## Collected material
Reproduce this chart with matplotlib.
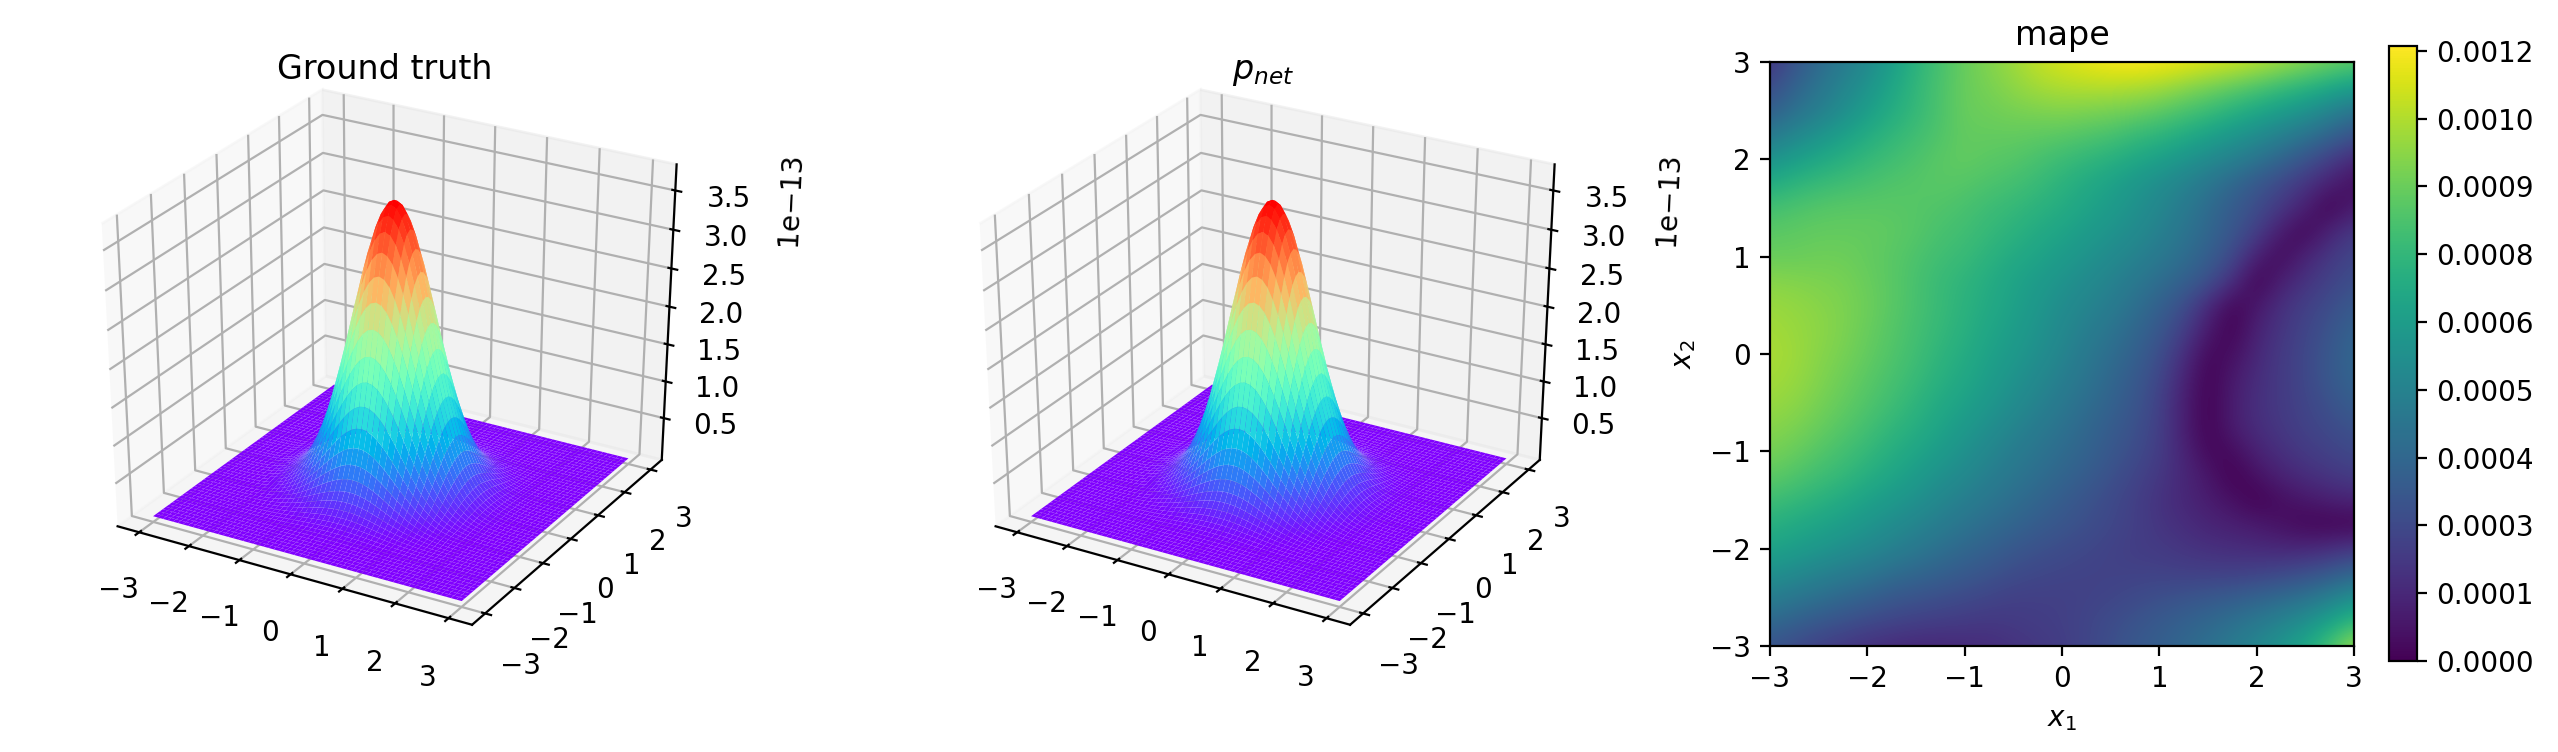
import numpy as np
from matplotlib import pyplot as plt

W, H = 2558, 752

# height of the peak read along one slice through the centre, as a fraction of the top.
# the surfaces are rebuilt from this slice as outer product, too many cells to type them all
x_grid = [-3.0, -2.9, -2.8, -2.7, -2.6, -2.5, -2.4, -2.3, -2.2, -2.1, -2.0, -1.9, -1.8, -1.7, -1.6,
          -1.5, -1.4, -1.3, -1.2, -1.1, -1.0, -0.9, -0.8, -0.7, -0.6, -0.5, -0.4, -0.3, -0.2, -0.1, 0.0,
          0.1, 0.2, 0.3, 0.4, 0.5, 0.6, 0.7, 0.8, 0.9, 1.0, 1.1, 1.2, 1.3, 1.4,
          1.5, 1.6, 1.7, 1.8, 1.9, 2.0, 2.1, 2.2, 2.3, 2.4, 2.5, 2.6, 2.7, 2.8, 2.9, 3.0]
slice_vals = [0.0, 0.0, 0.0, 0.001, 0.001, 0.002, 0.003, 0.005, 0.008, 0.012, 0.018, 0.027, 0.039, 0.056, 0.077,
              0.105, 0.141, 0.185, 0.237, 0.298, 0.368, 0.445, 0.527, 0.613, 0.698, 0.779, 0.852, 0.914, 0.961, 0.99, 1.0,
              0.99, 0.961, 0.914, 0.852, 0.779, 0.698, 0.613, 0.527, 0.445, 0.368, 0.298, 0.237, 0.185, 0.141,
              0.105, 0.077, 0.056, 0.039, 0.027, 0.018, 0.012, 0.008, 0.005, 0.003, 0.002, 0.001, 0.001, 0.0, 0.0, 0.0]
peak_true = 3.75e-13
peak_net = 3.75e-13
ztick_vals = [0.5e-13, 1e-13, 1.5e-13, 2e-13, 2.5e-13, 3e-13, 3.5e-13]

# mape in units of 1e-4, rows from x2=3 down to x2=-3, columns x1=-3..3, step 0.25
mape_rows = [
    [1.8, 3.0, 4.0, 4.8, 5.5, 6.5, 7.5, 8.3, 9.0, 9.5, 10.0, 10.6, 11.0, 11.3, 11.6, 11.7, 11.6, 11.4, 11.1, 10.9, 10.5, 10.1, 9.6, 9.2, 8.8],
    [2.6, 3.7, 4.5, 5.3, 6.0, 6.9, 7.7, 8.4, 9.0, 9.3, 9.7, 10.1, 10.3, 10.4, 10.4, 10.3, 10.1, 9.7, 9.3, 8.9, 8.5, 8.0, 7.6, 7.1, 6.6],
    [3.5, 4.3, 5.0, 5.7, 6.5, 7.2, 7.8, 8.4, 9.0, 9.1, 9.3, 9.4, 9.5, 9.4, 9.3, 9.1, 8.8, 8.4, 8.0, 7.5, 7.0, 6.5, 6.0, 5.3, 4.5],
    [4.7, 5.4, 6.0, 6.6, 7.2, 7.7, 8.1, 8.5, 8.9, 8.9, 8.9, 8.8, 8.7, 8.5, 8.3, 7.9, 7.6, 7.2, 6.7, 6.2, 5.7, 5.1, 4.5, 3.8, 3.0],
    [6.0, 6.5, 7.0, 7.4, 7.8, 8.1, 8.4, 8.7, 8.9, 8.7, 8.6, 8.3, 8.0, 7.7, 7.4, 7.0, 6.6, 6.1, 5.6, 5.1, 4.5, 3.8, 3.0, 2.2, 1.3],
    [7.2, 7.6, 7.9, 8.1, 8.3, 8.5, 8.6, 8.7, 8.6, 8.4, 8.2, 7.9, 7.5, 7.1, 6.7, 6.2, 5.7, 5.2, 4.6, 3.9, 3.2, 2.5, 1.8, 1.0, 0.4],
    [8.2, 8.4, 8.6, 8.7, 8.7, 8.7, 8.6, 8.5, 8.3, 8.0, 7.8, 7.5, 7.2, 6.8, 6.4, 5.9, 5.4, 4.8, 4.1, 3.4, 2.7, 1.9, 1.0, 0.0, 0.9],
    [8.7, 8.8, 8.9, 8.9, 8.9, 8.8, 8.6, 8.3, 8.1, 7.8, 7.5, 7.1, 6.8, 6.4, 6.0, 5.6, 5.1, 4.5, 3.9, 3.1, 2.2, 0.8, 0.1, 1.2, 2.0],
    [9.0, 9.0, 9.1, 9.1, 8.9, 8.7, 8.4, 8.1, 7.9, 7.5, 7.1, 6.8, 6.4, 6.0, 5.6, 5.2, 4.7, 4.2, 3.5, 2.6, 1.0, 0.2, 1.2, 1.9, 2.5],
    [9.6, 9.5, 9.4, 9.3, 9.0, 8.7, 8.3, 7.9, 7.6, 7.2, 6.8, 6.4, 6.0, 5.6, 5.2, 4.7, 4.2, 3.6, 2.9, 1.6, 0.0, 1.0, 1.7, 2.3, 2.8],
    [9.9, 9.8, 9.6, 9.4, 9.1, 8.7, 8.3, 7.9, 7.5, 7.1, 6.7, 6.2, 5.7, 5.3, 4.9, 4.3, 3.6, 2.8, 1.4, 0.1, 0.7, 1.6, 2.2, 2.7, 3.3],
    [10.1, 9.9, 9.7, 9.4, 9.0, 8.6, 8.2, 7.8, 7.4, 6.9, 6.5, 6.0, 5.5, 5.0, 4.5, 3.9, 3.2, 2.2, 0.8, 0.0, 1.1, 1.8, 2.4, 3.0, 3.7],
    [10.2, 10.0, 9.6, 9.3, 8.9, 8.5, 8.1, 7.6, 7.2, 6.7, 6.3, 5.8, 5.3, 4.7, 4.2, 3.6, 2.8, 1.6, 0.2, 0.4, 1.3, 2.0, 2.5, 3.2, 3.9],
    [10.1, 9.9, 9.5, 9.1, 8.7, 8.3, 7.9, 7.4, 7.0, 6.5, 6.0, 5.5, 5.0, 4.5, 3.9, 3.3, 2.5, 1.2, 0.0, 0.8, 1.5, 2.0, 2.5, 3.2, 3.8],
    [9.9, 9.7, 9.3, 8.9, 8.5, 8.1, 7.6, 7.1, 6.7, 6.2, 5.7, 5.2, 4.7, 4.2, 3.7, 3.1, 2.3, 1.0, 0.0, 0.9, 1.6, 2.0, 2.4, 2.9, 3.5],
    [9.6, 9.4, 9.0, 8.6, 8.2, 7.7, 7.3, 6.8, 6.3, 5.8, 5.3, 4.8, 4.4, 3.9, 3.4, 2.9, 2.2, 1.0, 0.0, 0.9, 1.5, 1.9, 2.3, 2.6, 3.0],
    [9.3, 9.0, 8.6, 8.2, 7.8, 7.3, 6.9, 6.4, 5.9, 5.4, 4.9, 4.5, 4.1, 3.7, 3.2, 2.7, 2.1, 1.2, 0.2, 0.3, 1.1, 1.6, 2.0, 2.3, 2.6],
    [8.8, 8.5, 8.1, 7.8, 7.3, 6.9, 6.4, 5.9, 5.5, 5.0, 4.6, 4.2, 3.8, 3.4, 2.9, 2.4, 1.9, 1.3, 0.7, 0.0, 0.5, 1.1, 1.5, 1.8, 2.1],
    [8.1, 7.8, 7.5, 7.1, 6.7, 6.3, 5.9, 5.4, 5.0, 4.6, 4.2, 3.8, 3.4, 3.0, 2.6, 2.2, 1.7, 1.3, 0.9, 0.5, 0.0, 0.4, 0.7, 1.0, 1.2],
    [7.4, 7.1, 6.8, 6.5, 6.1, 5.7, 5.3, 4.9, 4.5, 4.1, 3.8, 3.4, 3.1, 2.8, 2.5, 2.2, 1.8, 1.5, 1.2, 1.0, 0.8, 0.5, 0.15, 0.05, 0.05],
    [6.8, 6.5, 6.2, 5.8, 5.5, 5.1, 4.7, 4.3, 3.9, 3.6, 3.2, 2.9, 2.7, 2.5, 2.3, 2.1, 2.0, 1.8, 1.6, 1.5, 1.4, 1.3, 1.3, 1.5, 1.9],
    [5.9, 5.6, 5.2, 4.9, 4.6, 4.2, 3.9, 3.6, 3.3, 3.0, 2.7, 2.5, 2.4, 2.3, 2.3, 2.3, 2.3, 2.2, 2.2, 2.2, 2.3, 2.5, 2.8, 3.2, 3.8],
    [5.0, 4.6, 4.3, 3.9, 3.6, 3.2, 3.0, 2.8, 2.6, 2.4, 2.2, 2.2, 2.2, 2.3, 2.4, 2.6, 2.8, 3.0, 3.2, 3.4, 3.7, 4.0, 4.4, 5.0, 5.8],
    [4.0, 3.6, 3.2, 2.9, 2.6, 2.4, 2.2, 2.1, 2.0, 1.9, 2.0, 2.1, 2.2, 2.4, 2.7, 3.0, 3.3, 3.6, 3.9, 4.3, 4.7, 5.2, 5.8, 6.7, 7.8],
    [3.0, 2.6, 2.2, 1.9, 1.6, 1.4, 1.3, 1.3, 1.4, 1.5, 1.7, 1.9, 2.1, 2.4, 2.8, 3.2, 3.5, 3.9, 4.3, 4.8, 5.4, 6.1, 7.0, 8.3, 10.0],
]
cbar_ticks = [0.0, 0.000129, 0.000258, 0.000387, 0.000516, 0.000645, 0.000774, 0.000903, 0.001032, 0.001161]
cbar_labels = ['0.0000', '0.0001', '0.0003', '0.0004', '0.0005', '0.0006', '0.0008', '0.0009', '0.0010', '0.0012']
mape_max = 0.00117


def px_box(x0, y0, x1, y1):
    # pixel box, y from the top of the picture
    return [x0 / W, 1 - y1 / H, (x1 - x0) / W, (y1 - y0) / H]


def surface(box, peak, title):
    ax = fig.add_axes(px_box(*box), projection='3d')
    # the reference cube is stretched to a wide box, mplot3d would force it square
    ax.apply_aspect = lambda position=None: None
    x, y = np.meshgrid(x_grid, x_grid)
    s = np.array(slice_vals)
    z = peak * np.outer(s, s)
    ax.plot_surface(x, y, z, cmap='rainbow', rstride=1, cstride=1)
    ax.set_box_aspect((1, 1, 1))
    ax.set_xticks([-3, -2, -1, 0, 1, 2, 3])
    ax.set_yticks([-3, -2, -1, 0, 1, 2, 3])
    ax.set_zticks(ztick_vals)
    ax.set_title(title, y=1.03)
    return ax


fig = plt.figure(figsize=(W / 200, H / 200), dpi=200)

surface((41, 65, 729, 645), peak_true, 'Ground truth')
surface((919, 65, 1607, 645), peak_net, '$p_{net}$')

ax3 = fig.add_axes(px_box(1770, 62, 2354, 646))
mape = np.array(mape_rows) * 1e-4
im = ax3.imshow(mape, cmap='viridis', vmin=0, vmax=mape_max, extent=(-3.125, 3.125, -3.125, 3.125),
                interpolation='bicubic', aspect='auto')
ax3.set_xlim(-3, 3)
ax3.set_ylim(-3, 3)
ax3.set_xticks([-3, -2, -1, 0, 1, 2, 3])
ax3.set_yticks([-3, -2, -1, 0, 1, 2, 3])
ax3.set_xlabel('$x_1$')
ax3.set_ylabel('$x_2$')
ax3.set_title('mape')

cax = fig.add_axes(px_box(2389, 46, 2417, 661))
cb = fig.colorbar(im, cax=cax)
cb.set_ticks(cbar_ticks)
cb.set_ticklabels(cbar_labels)

fig.savefig('out.png', dpi=200)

## What the exercise asks
Without the pictures, please reproduce each line of the listing above exactly, from the first one through the line bearing "W, H = 2558, 752".

## Response
Reproduce this chart with matplotlib.
import numpy as np
from matplotlib import pyplot as plt

W, H = 2558, 752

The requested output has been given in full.